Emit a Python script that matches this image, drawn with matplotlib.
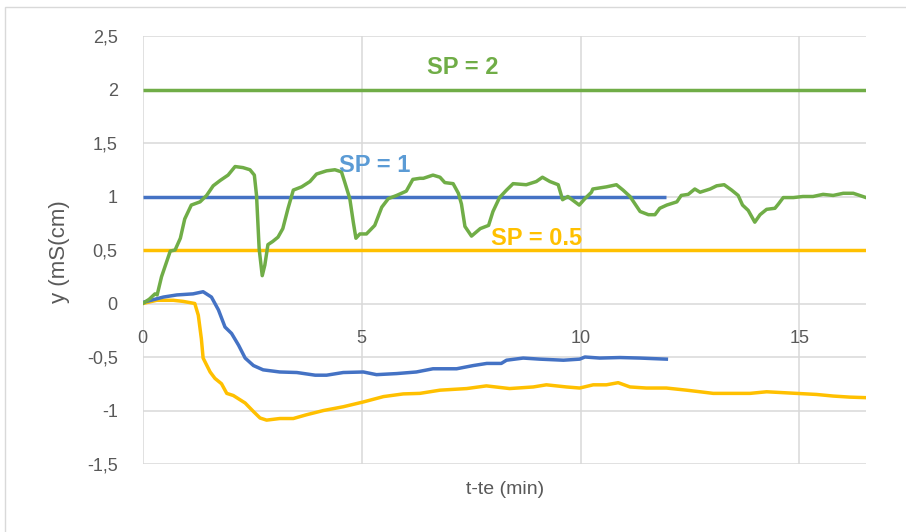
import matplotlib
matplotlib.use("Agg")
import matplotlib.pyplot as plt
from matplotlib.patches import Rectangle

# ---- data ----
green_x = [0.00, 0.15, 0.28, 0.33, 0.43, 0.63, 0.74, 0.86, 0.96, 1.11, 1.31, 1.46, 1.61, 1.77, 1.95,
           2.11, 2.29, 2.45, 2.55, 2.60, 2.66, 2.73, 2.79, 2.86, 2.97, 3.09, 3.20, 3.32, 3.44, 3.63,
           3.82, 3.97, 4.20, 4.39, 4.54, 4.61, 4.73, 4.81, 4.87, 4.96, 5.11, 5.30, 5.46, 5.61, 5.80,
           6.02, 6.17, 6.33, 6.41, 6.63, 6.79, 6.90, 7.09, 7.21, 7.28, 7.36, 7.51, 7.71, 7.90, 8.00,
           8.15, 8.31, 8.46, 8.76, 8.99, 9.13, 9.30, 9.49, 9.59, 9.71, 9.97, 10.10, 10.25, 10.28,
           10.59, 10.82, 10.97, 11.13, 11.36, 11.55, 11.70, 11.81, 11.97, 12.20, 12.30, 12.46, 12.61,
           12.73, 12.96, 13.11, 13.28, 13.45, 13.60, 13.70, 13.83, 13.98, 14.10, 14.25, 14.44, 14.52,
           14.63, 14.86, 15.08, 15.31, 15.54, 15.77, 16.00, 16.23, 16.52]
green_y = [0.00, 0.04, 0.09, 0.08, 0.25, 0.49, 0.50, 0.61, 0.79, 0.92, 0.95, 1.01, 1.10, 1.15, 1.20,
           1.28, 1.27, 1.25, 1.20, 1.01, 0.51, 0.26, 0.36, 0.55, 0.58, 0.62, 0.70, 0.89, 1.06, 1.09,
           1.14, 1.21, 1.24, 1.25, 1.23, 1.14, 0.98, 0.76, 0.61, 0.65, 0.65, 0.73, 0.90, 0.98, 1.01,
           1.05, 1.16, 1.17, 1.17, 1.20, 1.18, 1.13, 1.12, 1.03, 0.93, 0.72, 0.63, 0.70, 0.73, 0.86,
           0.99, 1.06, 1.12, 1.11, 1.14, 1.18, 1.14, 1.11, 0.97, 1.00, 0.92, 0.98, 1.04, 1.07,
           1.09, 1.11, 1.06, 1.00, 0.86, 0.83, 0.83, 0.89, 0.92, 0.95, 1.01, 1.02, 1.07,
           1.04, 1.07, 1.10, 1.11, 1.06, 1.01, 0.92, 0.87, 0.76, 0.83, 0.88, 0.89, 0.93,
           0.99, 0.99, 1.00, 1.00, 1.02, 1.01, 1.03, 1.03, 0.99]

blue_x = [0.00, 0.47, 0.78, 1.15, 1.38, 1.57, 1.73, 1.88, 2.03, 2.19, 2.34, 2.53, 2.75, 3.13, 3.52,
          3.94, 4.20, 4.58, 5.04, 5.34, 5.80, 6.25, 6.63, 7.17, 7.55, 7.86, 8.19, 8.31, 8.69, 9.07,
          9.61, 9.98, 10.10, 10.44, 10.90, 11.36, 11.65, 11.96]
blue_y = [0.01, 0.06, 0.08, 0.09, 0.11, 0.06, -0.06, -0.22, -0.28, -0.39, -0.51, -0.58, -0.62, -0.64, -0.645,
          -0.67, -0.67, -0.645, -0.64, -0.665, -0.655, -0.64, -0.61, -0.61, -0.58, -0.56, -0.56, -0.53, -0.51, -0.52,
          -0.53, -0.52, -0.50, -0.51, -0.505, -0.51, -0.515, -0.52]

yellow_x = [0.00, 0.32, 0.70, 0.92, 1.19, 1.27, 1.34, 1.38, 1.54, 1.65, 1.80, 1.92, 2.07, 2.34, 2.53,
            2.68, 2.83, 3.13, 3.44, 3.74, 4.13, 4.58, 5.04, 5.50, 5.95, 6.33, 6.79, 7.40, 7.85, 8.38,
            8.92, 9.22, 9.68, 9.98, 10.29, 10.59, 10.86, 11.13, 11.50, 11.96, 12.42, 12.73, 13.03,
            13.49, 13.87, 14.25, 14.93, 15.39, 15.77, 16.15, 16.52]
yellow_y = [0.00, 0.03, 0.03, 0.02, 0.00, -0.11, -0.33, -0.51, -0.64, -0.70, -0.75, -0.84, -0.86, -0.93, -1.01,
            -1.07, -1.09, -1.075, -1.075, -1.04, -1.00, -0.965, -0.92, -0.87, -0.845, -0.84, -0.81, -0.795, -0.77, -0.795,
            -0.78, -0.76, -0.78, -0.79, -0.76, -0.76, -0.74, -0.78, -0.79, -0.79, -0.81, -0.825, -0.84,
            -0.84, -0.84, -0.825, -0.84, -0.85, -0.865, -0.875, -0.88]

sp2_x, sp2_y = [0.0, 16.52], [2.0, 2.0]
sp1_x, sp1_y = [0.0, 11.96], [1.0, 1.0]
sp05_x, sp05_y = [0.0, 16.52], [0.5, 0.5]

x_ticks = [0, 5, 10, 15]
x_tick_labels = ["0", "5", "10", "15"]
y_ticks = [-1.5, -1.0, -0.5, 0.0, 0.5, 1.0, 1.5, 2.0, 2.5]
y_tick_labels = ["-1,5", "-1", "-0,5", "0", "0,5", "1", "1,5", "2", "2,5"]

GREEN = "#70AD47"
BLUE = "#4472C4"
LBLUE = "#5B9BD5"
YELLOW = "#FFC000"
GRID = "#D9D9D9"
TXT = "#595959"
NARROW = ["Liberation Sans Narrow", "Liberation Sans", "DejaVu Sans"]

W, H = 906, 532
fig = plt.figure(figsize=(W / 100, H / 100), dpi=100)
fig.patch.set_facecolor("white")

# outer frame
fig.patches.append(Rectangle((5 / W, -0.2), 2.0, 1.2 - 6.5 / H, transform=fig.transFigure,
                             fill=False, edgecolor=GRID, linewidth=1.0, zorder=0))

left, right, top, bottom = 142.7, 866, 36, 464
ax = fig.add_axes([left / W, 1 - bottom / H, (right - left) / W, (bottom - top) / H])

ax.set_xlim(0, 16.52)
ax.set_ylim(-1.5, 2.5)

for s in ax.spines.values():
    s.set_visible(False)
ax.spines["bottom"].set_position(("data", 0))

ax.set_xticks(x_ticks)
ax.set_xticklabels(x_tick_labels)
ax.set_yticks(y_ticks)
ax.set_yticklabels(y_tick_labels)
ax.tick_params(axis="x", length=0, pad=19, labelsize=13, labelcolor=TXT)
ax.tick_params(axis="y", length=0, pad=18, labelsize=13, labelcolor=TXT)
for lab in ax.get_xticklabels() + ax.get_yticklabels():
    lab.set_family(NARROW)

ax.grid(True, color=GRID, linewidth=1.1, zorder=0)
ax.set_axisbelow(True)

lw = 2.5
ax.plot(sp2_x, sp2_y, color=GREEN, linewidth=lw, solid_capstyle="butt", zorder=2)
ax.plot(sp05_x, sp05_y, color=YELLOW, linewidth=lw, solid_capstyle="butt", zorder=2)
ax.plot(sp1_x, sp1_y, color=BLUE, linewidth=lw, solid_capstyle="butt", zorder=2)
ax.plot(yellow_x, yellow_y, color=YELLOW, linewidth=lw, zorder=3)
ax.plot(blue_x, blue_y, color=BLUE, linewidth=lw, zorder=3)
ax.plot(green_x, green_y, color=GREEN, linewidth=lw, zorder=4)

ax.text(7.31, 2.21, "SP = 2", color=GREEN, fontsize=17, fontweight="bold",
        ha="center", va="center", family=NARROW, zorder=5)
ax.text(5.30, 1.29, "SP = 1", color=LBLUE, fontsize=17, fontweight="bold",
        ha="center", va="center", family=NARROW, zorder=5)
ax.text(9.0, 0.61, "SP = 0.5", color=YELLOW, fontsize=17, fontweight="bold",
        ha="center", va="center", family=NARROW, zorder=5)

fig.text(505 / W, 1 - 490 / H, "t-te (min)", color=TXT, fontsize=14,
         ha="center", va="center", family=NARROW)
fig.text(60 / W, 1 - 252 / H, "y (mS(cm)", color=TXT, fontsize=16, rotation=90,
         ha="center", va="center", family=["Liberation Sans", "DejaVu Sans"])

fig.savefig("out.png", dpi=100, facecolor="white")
# # # # #
Extract, word for word, each line from the top of the data down to and including the line with "from matplotlib.patches import Rectangle"; skip the pictures.

Emit a Python script that matches this image, drawn with matplotlib.
import matplotlib
matplotlib.use("Agg")
import matplotlib.pyplot as plt
from matplotlib.patches import Rectangle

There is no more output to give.